World Health Organization (WHO) has highlighted new guidelines to help eradicate Cancer.
These include controlling tobacco use which accounts for 25% of cancer deaths, vaccinating against hepatitis B to prevent liver cancer, eliminating cervical cancer by vaccinating against HPV, screening and treatment, implementing high-impact cancer management interventions that bring value for money and ensuring access to palliative care including pain relief.
According to the statement issued February 4, 2020, low- and middle-income countries such as Nigeria will experience an estimated 81% increase of new cases of cancer by the year 2040 if urgent measures are not put in place.
The WHO however blamed the increasing rise of cancer cases on negligence and lack of proper attention by governments within this region.
“If people have access to primary care and referral systems then cancer can be detected early, treated effectively and cured.
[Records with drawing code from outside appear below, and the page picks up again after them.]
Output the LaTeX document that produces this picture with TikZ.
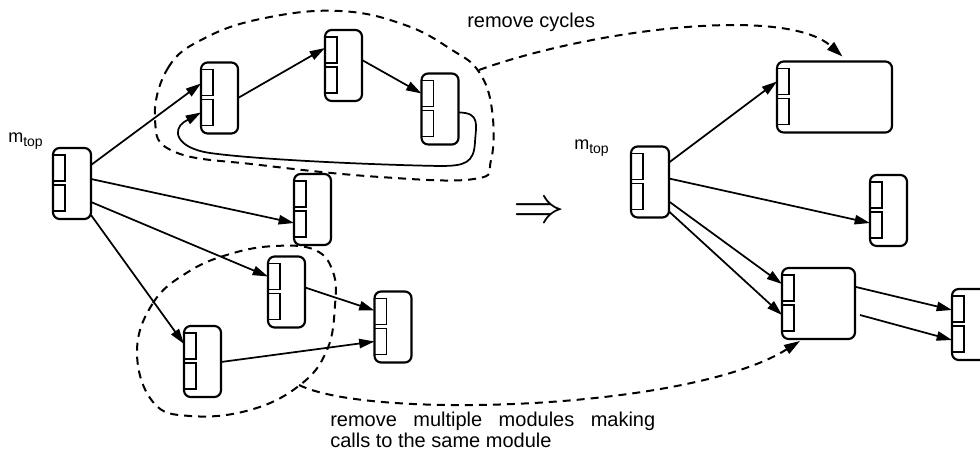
\documentclass[tikz,border=0pt]{standalone}
\usepackage{fontspec}
\usepackage{graphicx}
\setmainfont{Liberation Sans}
\usetikzlibrary{arrows.meta,calc}

% A module: rounded box with two small slots on its left edge.
% #1 width (px), #2 name, #3 centre
\newcommand\modulebox[3][37]{%
  \node[modbox, minimum width=#1*0.75pt] (#2) at (#3) {};
  \draw[slot] ($(#2.north west)+(0,7)$) rectangle ++(12,26);
  \draw[slot] ($(#2.north west)+(0,37)$) rectangle ++(12,26);
}

\begin{document}
\begin{tikzpicture}[x=0.75pt,y=-0.75pt,
  modbox/.style={draw, line width=1.6pt, rounded corners=5pt,
    minimum height=53.25pt, inner sep=0pt, outer sep=0pt},
  slot/.style={draw, line width=1.4pt},
  call/.style={line width=1.3pt, -{Triangle[length=11.5pt,width=7pt]}},
  hint/.style={line width=1.5pt, dash pattern=on 6pt off 4.5pt},
  hintarrow/.style={hint, -{Triangle[length=12pt,width=7.5pt]}},
  note/.style={font=\fontsize{15pt}{15.75pt}\selectfont, inner sep=0pt}
]
\useasboundingbox (0,0) rectangle (980,459);
\clip (0,0) rectangle (980,459);

% ---------- call graph before the transformation ----------
\modulebox[38]{mtopL}{72,183.5}
\modulebox{cycA}{219.5,98}
\modulebox{cycB}{343.5,65.5}
\modulebox{cycC}{440,109}
\modulebox{midD}{312.5,209.5}
\modulebox{shE}{286.5,292}
\modulebox{shF}{393,327}
\modulebox{shG}{202.5,361.5}

\node[anchor=base west, inner sep=0pt] (mtopLname) at (8,143)
  {\fontsize{13.5pt}{16pt}\selectfont m\raisebox{-2.5pt}{\fontsize{10.5pt}{12pt}\selectfont top}};

\draw[call] ($(mtopL.north east)+(0,17)$) -- ($(cycA.north west)+(0,21)$);
\draw[call] ($(mtopL.north east)+(0,31)$) -- ($(midD.north west)+(0,49)$);
\draw[call] ($(mtopL.north east)+(0,54)$) -- ($(shE.north west)+(0,20)$);
\draw[call] ($(mtopL.north east)+(0,67)$) -- ($(shG.north west)+(0,18)$);
\draw[call] (cycA.east) -- ($(cycB.north west)+(0,18)$);
\draw[call] ($(cycB.north east)+(0,30)$) -- ($(cycC.north west)+(0,20)$);
\draw[call] ($(shE.north east)+(0,31)$) -- ($(shF.north west)+(0,19)$);
\draw[call] ($(shG.north east)+(0,36)$) -- ($(shF.north west)+(0,50)$);

% back edge closing the cycle
\draw[call] ($(cycC.north east)+(0,39)$)
  .. controls +(22,0) and (476,125) .. (475,142)
  .. controls (474,163) and (465,166) .. (440,166)
  .. controls (380,165) and (260,160) .. (210,153)
  .. controls (176,148) and (172,130) .. (184,122)
  -- ($(cycA.north west)+(0,50)$);

% regions that get collapsed
\draw[hint] plot[smooth cycle, tension=0.7] coordinates {
  (155,120) (168,68) (205,38) (265,18) (340,11) (405,25) (452,50)
  (479,72) (492,110) (491,160) (474,179) (380,177) (260,165) (175,152)};
\draw[hint] plot[smooth cycle, tension=0.7] coordinates {
  (137,352) (153,303) (188,272) (230,254) (275,246) (315,250) (333,272)
  (335,305) (327,350) (300,385) (250,410) (190,416) (153,402)};

% ---------- transformation symbol ----------
\node (impl) at (539,213)
  {\fontsize{24.88pt}{26pt}\selectfont\scalebox{1.55}[1.55]{$\Rightarrow$}};

% ---------- call graph after the transformation ----------
\modulebox[38]{mtopR}{650,182}
\modulebox[115]{mergedCyc}{834.5,97}
\modulebox{midR}{888.5,210.5}
\modulebox[73]{mergedSh}{818.5,303.5}
\modulebox{shR}{970.5,324.5}

\node[anchor=base west, inner sep=0pt] (mtopRname) at (574,150)
  {\fontsize{13.5pt}{16pt}\selectfont m\raisebox{-2.5pt}{\fontsize{10.5pt}{12pt}\selectfont top}};

\draw[call] ($(mtopR.north east)+(0,16)$) -- ($(mergedCyc.north west)+(0,20)$);
\draw[call] ($(mtopR.north east)+(0,32)$) -- ($(midR.north west)+(0,48)$);
\draw[call] ($(mtopR.north east)+(0,55)$) -- ($(mergedSh.north west)+(0,16)$);
\draw[call] ($(mtopR.north east)+(0,65)$) -- ($(mergedSh.north west)+(0,47)$);
\draw[call] ($(mergedSh.north east)+(1,19)$) -- ($(shR.north west)+(0,21)$);
\draw[call] ($(mergedSh.north east)+(5,47)$) -- ($(shR.north west)+(0,51)$);

% ---------- dashed hints with their captions ----------
\coordinate (cycOut) at (479,70);
\draw[hintarrow] (cycOut) .. controls (590,30) and (785,5) .. ($(mergedCyc.north)+(8,-5)$);
\node[note, anchor=base west] (cycText) at (467,28) {remove cycles};

\coordinate (shOut) at (299,385);
\draw[hintarrow] (shOut) .. controls (370,420) and (690,410) .. ($(mergedSh.south west)+(18,2)$);
\node[note, anchor=base west] (shText1) at (330,426)
  {\makebox[243.75pt][s]{remove multiple modules making}};
\node[note, anchor=base west] (shText2) at (330,447) {calls to the same module};
\end{tikzpicture}
\end{document}
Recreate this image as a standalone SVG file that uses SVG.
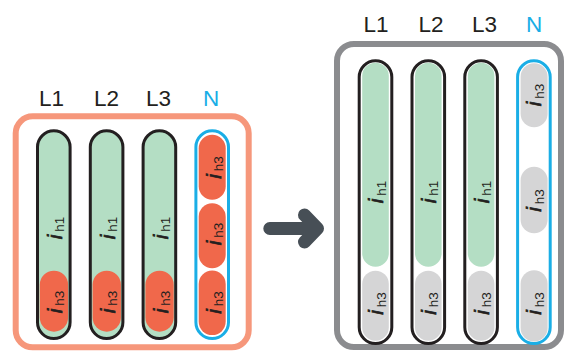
<svg xmlns="http://www.w3.org/2000/svg" width="564" height="353" viewBox="0 0 564 353">
<defs>
<style>
.lbl{font-family:"Liberation Sans",Arial,sans-serif;font-size:22.5px;text-anchor:middle;fill:#231f20}
.lblN{fill:#1aaee6}
.frameL{fill:#fff;stroke:#f6977b;stroke-width:6}
.frameR{fill:#fff;stroke:#8b8c8f;stroke-width:6}
.pill{fill:#b4dec4;stroke:#231f20;stroke-width:3}
.pillW{fill:#fff;stroke:#231f20;stroke-width:3}
.pillN{fill:#fff;stroke:#1aaee6;stroke-width:3}
.or{fill:#f0684b}
.gr{fill:#b4dec4}
.gy{fill:#d5d5d6}
.t{font-family:"Liberation Sans",Arial,sans-serif;text-anchor:middle;fill:#231f20}
.ti{font-size:21px;font-style:italic;stroke:#231f20;stroke-width:0.7}
.ts{font-size:13.5px;font-style:normal;stroke:none}
.arrow{fill:none;stroke:#474f56;stroke-width:13;stroke-linecap:round;stroke-linejoin:round}
</style>
</defs>

<!-- Left panel -->
<g id="frame-left">
<rect class="frameL" x="15.7" y="116.3" width="233" height="231" rx="17"/>
</g>
<g id="labels-left">
<text class="lbl" x="51.5" y="106">L1</text>
<text class="lbl" x="106.5" y="106">L2</text>
<text class="lbl" x="158.5" y="106">L3</text>
<text class="lbl lblN" x="211" y="106">N</text>
</g>

<g id="left-L1">
<rect class="pill" x="37.5" y="130.8" width="32.6" height="207.7" rx="16.3"/>
<rect class="or" x="39.8" y="270.7" width="28.3" height="61" rx="14.1"/>
<text class="t" transform="translate(53.8,228) rotate(-90)" y="8.5"><tspan class="ti">i</tspan><tspan class="ts" dx="3" dy="2">h1</tspan></text>
<text class="t" transform="translate(53.8,302) rotate(-90)" y="8.5"><tspan class="ti">i</tspan><tspan class="ts" dx="3" dy="2">h3</tspan></text>
</g>
<g id="left-L2">
<rect class="pill" x="90.3" y="130.8" width="32.6" height="207.7" rx="16.3"/>
<rect class="or" x="92.6" y="270.7" width="28.3" height="61" rx="14.1"/>
<text class="t" transform="translate(106.6,228) rotate(-90)" y="8.5"><tspan class="ti">i</tspan><tspan class="ts" dx="3" dy="2">h1</tspan></text>
<text class="t" transform="translate(106.6,302) rotate(-90)" y="8.5"><tspan class="ti">i</tspan><tspan class="ts" dx="3" dy="2">h3</tspan></text>
</g>
<g id="left-L3">
<rect class="pill" x="143.1" y="130.8" width="32.6" height="207.7" rx="16.3"/>
<rect class="or" x="145.4" y="270.7" width="28.3" height="61" rx="14.1"/>
<text class="t" transform="translate(159.4,228) rotate(-90)" y="8.5"><tspan class="ti">i</tspan><tspan class="ts" dx="3" dy="2">h1</tspan></text>
<text class="t" transform="translate(159.4,302) rotate(-90)" y="8.5"><tspan class="ti">i</tspan><tspan class="ts" dx="3" dy="2">h3</tspan></text>
</g>
<g id="left-N">
<rect class="pillN" x="195.9" y="130.8" width="32.6" height="207.7" rx="16.3"/>
<rect class="or" x="198.7" y="134.8" width="27" height="65" rx="13.5"/>
<rect class="or" x="198.7" y="203.2" width="27" height="65" rx="13.5"/>
<rect class="or" x="198.7" y="270.6" width="27" height="64.5" rx="13.5"/>
<text class="t" transform="translate(212.2,167.5) rotate(-90)" y="8.5"><tspan class="ti">i</tspan><tspan class="ts" dx="3" dy="2">h3</tspan></text>
<text class="t" transform="translate(212.2,234) rotate(-90)" y="8.5"><tspan class="ti">i</tspan><tspan class="ts" dx="3" dy="2">h3</tspan></text>
<text class="t" transform="translate(212.2,302.5) rotate(-90)" y="8.5"><tspan class="ti">i</tspan><tspan class="ts" dx="3" dy="2">h3</tspan></text>
</g>

<!-- Connector -->
<g id="connectors">
<path class="arrow" d="M269.8 228.5 H316 M304.5 215 L317.5 228.5 L304.5 242"/>
</g>

<!-- Right panel -->
<g id="frame-right">
<rect class="frameR" x="337" y="44" width="224" height="303" rx="17"/>
</g>
<g id="labels-right">
<text class="lbl" x="376" y="31.5">L1</text>
<text class="lbl" x="431" y="31.5">L2</text>
<text class="lbl" x="484.5" y="31.5">L3</text>
<text class="lbl lblN" x="534" y="31.5">N</text>
</g>

<g id="right-L1">
<rect class="pillW" x="359.2" y="60.8" width="32.6" height="282.7" rx="16.3"/>
<rect class="gr" x="362.2" y="62.7" width="26.6" height="204" rx="13.3"/>
<rect class="gy" x="362.2" y="270.7" width="26.6" height="70" rx="13.3"/>
<text class="t" transform="translate(375.5,192) rotate(-90)" y="7.5"><tspan class="ti">i</tspan><tspan class="ts" dx="3" dy="2.5">h1</tspan></text>
<text class="t" transform="translate(375.5,303.5) rotate(-90)" y="7.5"><tspan class="ti">i</tspan><tspan class="ts" dx="3" dy="2.5">h3</tspan></text>
</g>
<g id="right-L2">
<rect class="pillW" x="412" y="60.8" width="32.6" height="282.7" rx="16.3"/>
<rect class="gr" x="415" y="62.7" width="26.6" height="204" rx="13.3"/>
<rect class="gy" x="415" y="270.7" width="26.6" height="70" rx="13.3"/>
<text class="t" transform="translate(428.3,192) rotate(-90)" y="7.5"><tspan class="ti">i</tspan><tspan class="ts" dx="3" dy="2.5">h1</tspan></text>
<text class="t" transform="translate(428.3,303.5) rotate(-90)" y="7.5"><tspan class="ti">i</tspan><tspan class="ts" dx="3" dy="2.5">h3</tspan></text>
</g>
<g id="right-L3">
<rect class="pillW" x="464.8" y="60.8" width="32.6" height="282.7" rx="16.3"/>
<rect class="gr" x="467.8" y="62.7" width="26.6" height="204" rx="13.3"/>
<rect class="gy" x="467.8" y="270.7" width="26.6" height="70" rx="13.3"/>
<text class="t" transform="translate(481.1,192) rotate(-90)" y="7.5"><tspan class="ti">i</tspan><tspan class="ts" dx="3" dy="2.5">h1</tspan></text>
<text class="t" transform="translate(481.1,303.5) rotate(-90)" y="7.5"><tspan class="ti">i</tspan><tspan class="ts" dx="3" dy="2.5">h3</tspan></text>
</g>
<g id="right-N">
<rect class="pillN" x="517.6" y="60.8" width="32.6" height="282.7" rx="16.3"/>
<rect class="gy" x="520.6" y="63.3" width="27" height="64" rx="13.5"/>
<rect class="gy" x="520.6" y="166.7" width="27" height="66.6" rx="13.5"/>
<rect class="gy" x="520.6" y="270.2" width="27" height="71.3" rx="13.5"/>
<text class="t" transform="translate(533.9,95) rotate(-90)" y="7.5"><tspan class="ti">i</tspan><tspan class="ts" dx="3" dy="2.5">h3</tspan></text>
<text class="t" transform="translate(533.9,200.5) rotate(-90)" y="7.5"><tspan class="ti">i</tspan><tspan class="ts" dx="3" dy="2.5">h3</tspan></text>
<text class="t" transform="translate(533.9,303.5) rotate(-90)" y="7.5"><tspan class="ti">i</tspan><tspan class="ts" dx="3" dy="2.5">h3</tspan></text>
</g>
</svg>
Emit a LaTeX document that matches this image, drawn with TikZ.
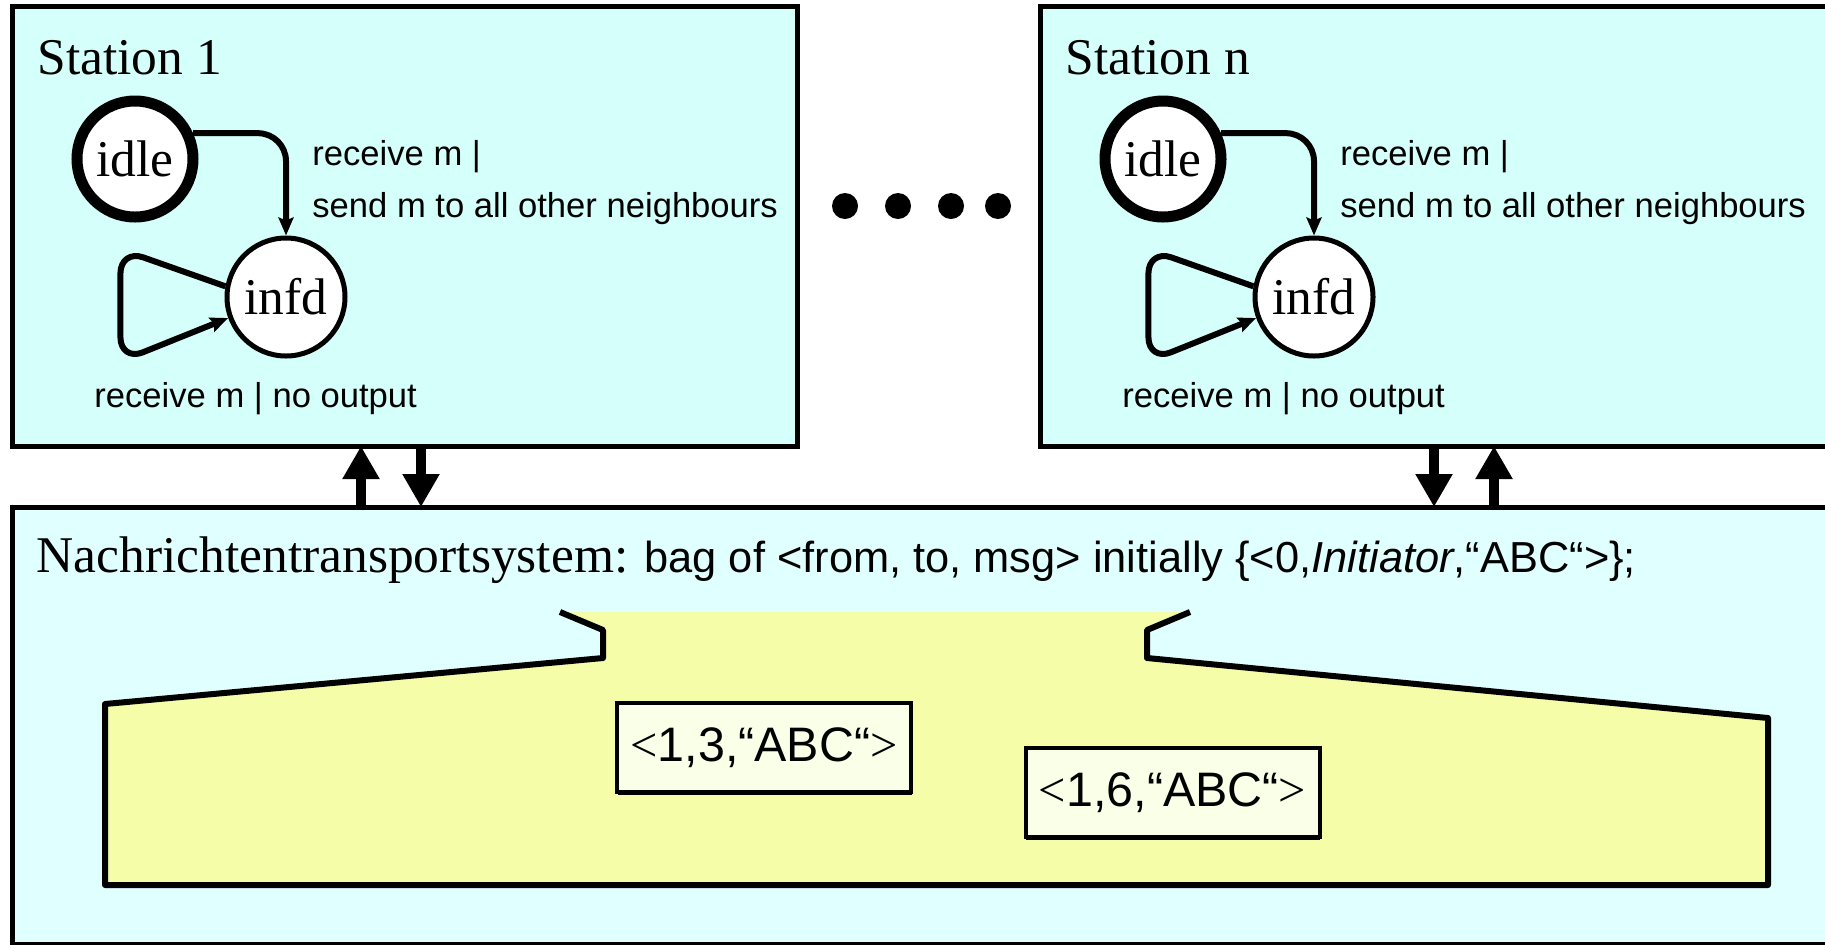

Cancer should not be a death sentence for anyone, anywhere,” said Dr Ren Minghui, WHO Assistant Director-General, Universal Health Coverage/ Communicable and Non-communicable Diseases.
Dr Tedros Adhanom Ghebreyesus, Director-General, WHO also envisaged that the current menace caused by the increasing death due to Cancer can be bridged if countries galvanize different stakeholders and local technology peculiar to it towards eradicating the disease.
“At least 7 million lives could be saved over the next decade, by identifying the most appropriate science for each country situation, by basing strong cancer responses on universal health coverage, and by mobilizing different stakeholders to work together”, he said.
The WHO warns that, if current trends continue, the world will see a 60% increase in cancer cases over the next twenty years however, low- and middle-income countries will have a greater share of the menace.